Another Valledupar resident asked that I not write too high profile an article about the festival as he did not wish to see too many foreigners arriving and therefore altering the ambience and spirit. I had to let him know that word was already out and that in each subsequent year there will be more tourists. I think he seemed relieved when I said that the evolution of the Festival could take place in the Parque de La Leyenda, but here, in the patio parties, the Festival would remain true to its roots.
Certainly my neighbors must be in accordance with this statement since their parranda started at 6:30 a.m. upon their return from the official events downtown, and in my fragile slumbers I think they finally collapsed near to 10 a.m.
The three principal instruments represent the different facets to the Colombian identity.
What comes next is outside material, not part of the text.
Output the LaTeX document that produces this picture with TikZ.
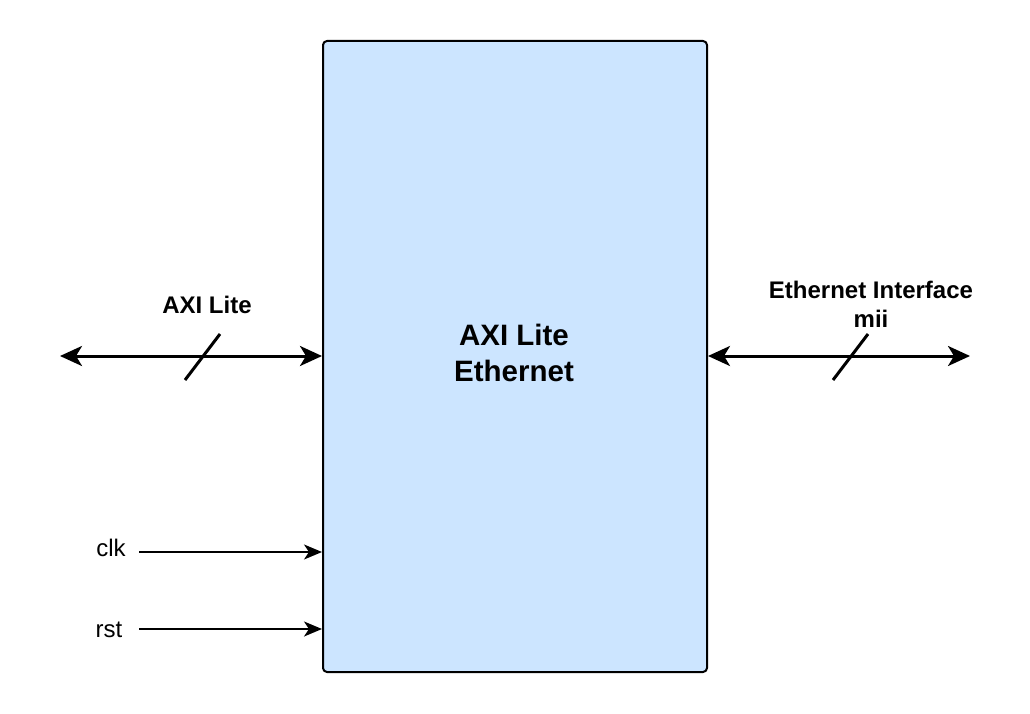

The accordion, brought to these shores towards the end of the 18th century, represents the colonial and therefore European background. The guacharaca – an instrument somewhat delivering the same sound as a washboard or spoon along a cheese grater, is a traditional indigenous instrument. And the caja drum is something directly from the slaves hauled to this continent from Africa. All of these instruments mixed together in a pressure cooker like Valledupar and accompanied by a vocalist perhaps go some way to explaining the complexities and paradoxes of the continent.
The reality is that here, despite the conflicts wrought between politics and music, at no point were Joan or I threatened in our investigations for the documentary. Every door was open to us, everyone found time to share a word, even the furiously busy and much in demand musicians such as Beto Jamaica, who saw fit to try and teach Joan a few notes on the accordion. The human warmth that accompanied the Festival de la Leyenda Vallenata was nothing short of astonishing.
Reflecting on this, we made sure to bathe in the river to assure our return. Clambering back up the river bank, entire families were cooking sancocho soups on open-pit fires, slumbering in hammocks and seeing two foreign faces, repeatedly invited us to sit with them, lunch or toast with a whisky. This is Valledupar and the wonder of the Festival de la Musica Vallenata.